Hive table load in Parquet format


I have the below input file. I need to load this file in hive table in orc and parquet format.

productID,productCode,name,quantity,price,supplierid 1001,PEN,Pen Red,5000,1.23,501 1002,PEN,Pen Blue,8000,1.25,501

I have pasted my code in the bottom. I am able to successfully create and load in orc hive table but not in parquet.

After creating and loading the parquet table, when i query, i see only NULL values for all fields. Am i missing anything?

val productsupplies = sc.textFile("/user/cloudera/product.csv")
val productfirst = productsupplies.first
val product = productsupplies.filter(f => f != productfirst).map(x => { val a = x.split(",")
(a(0).toInt,a(1),a(2),a(3),a(4).toFloat,a(5))
}).toDF("productID","productCode","name","quantity","price","supplierid")




product.write.orc("/user/cloudera/productsupp.orc")
product.write.parquet("/user/cloudera/productsupp.parquet")


 val hc = new org.apache.spark.sql.hive.HiveContext(sc)

hc.sql("create table product_supp_orc ( " + 
"product_id int, " + 
"product_code string, " + 
"product_name string, " + 
"product_quatity string, " + 
"product_price float, " + 
"product_supplier_id string) stored as orc " + 
"location \"/user/cloudera/productsupp.orc \" ")





hc.sql("create table product_supp_parquet ( " + 
"product_id int, " + 
"product_code string, " + 
"product_name string, " + 
"product_quatity string, " + 
"product_price float, " + 
"product_supplier_id string) stored as parquet " + 
"location \"/user/cloudera/productsupp.parquet\" ")

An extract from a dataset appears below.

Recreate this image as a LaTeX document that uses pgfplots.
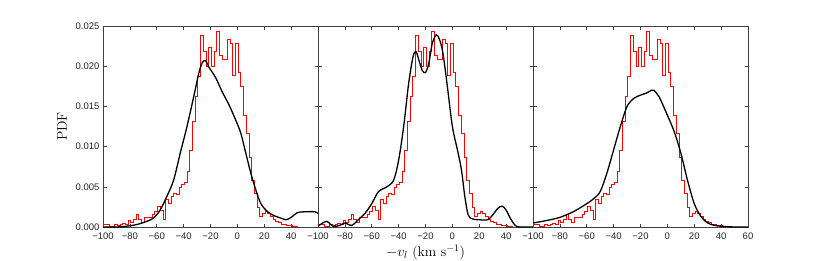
\documentclass[border=0pt]{standalone}
\usepackage{pgfplots}
\pgfplotsset{compat=1.18}
\usepackage{pgfplotstable}
\usepackage{fontspec}
\newfontfamily\ticksf{Liberation Sans}

\pgfplotstableread{
x y
-99.5 0
-99.5 0.0004
-97.5 0.0004
-95.5 0.0001
-93.5 0.0001
-91.5 0.0003
-89.5 0.0002
-87.5 0.0003
-85.5 0.0005
-83.5 0.0004
-81.5 0.0008
-79.5 0.0006
-77.5 0.0010
-75.5 0.0016
-73.5 0.0009
-71.5 0.0006
-69.5 0.0012
-67.5 0.0012
-65.5 0.0012
-63.5 0.0016
-61.5 0.0020
-59.5 0.0026
-57.5 0.0021
-55.5 0.0009
-53.5 0.0034
-51.5 0.0030
-49.5 0.0038
-47.5 0.0042
-45.5 0.0041
-43.5 0.0050
-41.5 0.0053
-39.5 0.0056
-37.5 0.0069
-35.5 0.0096
-33.5 0.0131
-31.5 0.0162
-29.5 0.0187
-27.5 0.0239
-25.5 0.0218
-23.5 0.0200
-21.5 0.0224
-19.5 0.0200
-17.5 0.0218
-15.5 0.0243
-13.5 0.0214
-11.5 0.0208
-9.5 0.0208
-7.5 0.0233
-5.5 0.0228
-3.5 0.0189
-1.5 0.0229
0.5 0.0193
2.5 0.0175
4.5 0.0139
6.5 0.0117
8.5 0.0087
10.5 0.0058
12.5 0.0042
14.5 0.0025
16.5 0.0013
18.5 0.0017
20.5 0.0019
22.5 0.0017
24.5 0.0013
26.5 0.0010
28.5 0.0007
30.5 0.0006
32.5 0.0004
34.5 0.0003
36.5 0.0002
38.5 0.0002
40.5 0.0001
42.5 0.0001
44.5 0
}\hist

\pgfplotstableread{
x y
-100 0.0000
-90 0.0000
-82.5 0.0001
-75 0.0003
-67.5 0.0007
-62.5 0.0011
-57.5 0.0021
-52.5 0.0038
-47.5 0.0058
-42.5 0.0092
-37.5 0.0125
-32.5 0.0162
-28.75 0.0191
-26.25 0.0204
-23.75 0.0207
-21.25 0.0199
-16.25 0.0186
-11.25 0.0168
-6.25 0.0152
-1.25 0.0133
2.5 0.0117
6.25 0.0092
10 0.0067
13.75 0.0046
17.5 0.0029
22.5 0.0019
27.5 0.0014
32.5 0.0011
36.25 0.0009
40 0.0012
45 0.0018
52.5 0.0019
57.5 0.0019
60 0.0017
}\curveA

\pgfplotstableread{
x y
-100 0.0001
-93.75 0.0007
-88.75 0.0001
-83.75 0.0002
-80 0.0005
-75 0.0002
-70 0.0009
-65 0.0017
-60 0.0029
-55 0.0044
-48.75 0.0050
-43.75 0.0058
-40 0.0083
-36.25 0.0125
-32.5 0.0179
-29.25 0.0212
-27 0.0218
-25 0.0208
-22.5 0.0195
-20 0.0192
-17.5 0.0204
-15 0.0228
-12 0.0239
-9.5 0.0233
-7 0.0216
-3.75 0.0175
0 0.0125
3.75 0.0096
6.75 0.0071
9.25 0.0038
11.75 0.0015
15 0.0010
20 0.0009
26.25 0.0009
30 0.0015
33.75 0.0023
37 0.0026
40 0.0021
43.75 0.0009
47.5 0.0001
52.5 0.0000
60 0.0000
}\curveB

\pgfplotstableread{
x y
-100 0.0005
-90 0.0008
-80 0.0012
-70 0.0019
-60 0.0029
-55 0.0035
-50 0.0044
-45 0.0067
-40 0.0096
-35 0.0125
-30 0.0150
-25 0.0160
-20 0.0164
-15 0.0167
-12 0.0170
-10 0.0170
-7 0.0164
-5 0.0158
0 0.0139
5 0.0119
10 0.0092
15 0.0058
20 0.0029
25 0.0013
30 0.0005
35 0.0002
40 0.0001
50 0.0000
60 0.0000
}\curveC

\pgfplotsset{
  panel/.style={
    scale only axis, width=215pt, height=201pt,
    anchor=south west,
    xmin=-100, xmax=60, ymin=0, ymax=0.025,
    xtick={-100,-80,...,60},
    ytick={0,0.005,0.01,0.015,0.02,0.025},
    tick align=inside, tick pos=both,
    major tick length=3.5pt,
    axis line style={black!75, line width=0.7pt},
    tick style={black!75, line width=0.6pt},
    tick label style={font=\ticksf\fontsize{9.5}{11}\selectfont, text=black!85},
    xticklabel style={yshift=-2pt},
    scaled y ticks=false,
    clip=true,
  },
  hst/.style={red, line width=0.55pt, const plot mark left},
  kde/.style={black, line width=1.3pt, smooth, tension=0.5},
}

\begin{document}
\begin{tikzpicture}
\path[use as bounding box] (0,0) rectangle (830pt,260pt);

\begin{axis}[panel, at={(103pt,33pt)},
  xticklabels={−100,−80,−60,−40,−20,0,20,40,{}},
  yticklabels={0.000,0.005,0.010,0.015,0.020,0.025},
  ylabel={PDF}, ylabel style={font=\fontsize{14}{16}\selectfont, yshift=2pt}]
\addplot[hst] table[x=x,y=y] {\hist};
\addplot[kde] table[x=x,y=y] {\curveA};
\end{axis}

\begin{axis}[panel, at={(318pt,33pt)},
  xticklabels={−100,−80,−60,−40,−20,0,20,40,{}},
  yticklabels={},
  xlabel={$-v_l$ (km s$^{-1}$)}, xlabel style={font=\fontsize{14}{16}\selectfont, yshift=1pt}]
\addplot[hst] table[x=x,y=y] {\hist};
\addplot[kde] table[x=x,y=y] {\curveB};
\end{axis}

\begin{axis}[panel, at={(533pt,33pt)},
  xticklabels={−100,−80,−60,−40,−20,0,20,40,60},
  yticklabels={}]
\addplot[hst] table[x=x,y=y] {\hist};
\addplot[kde] table[x=x,y=y] {\curveC};
\end{axis}
\end{tikzpicture}
\end{document}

hc.sql("select * from product_supp_parquet")

Solution

  • Try:

    hc.sql("create table product_supp_parquet ( " + 
    "productid int, " + 
    "productcode string, " + 
    "name string, " + 
    "quantity string, " + 
    "price float, " + 
    "supplierid string) stored as parquet " + 
    "location \"/user/cloudera/products.parquet\" ")
    

    Basically, the names must be the same as what you used in the file for uploading.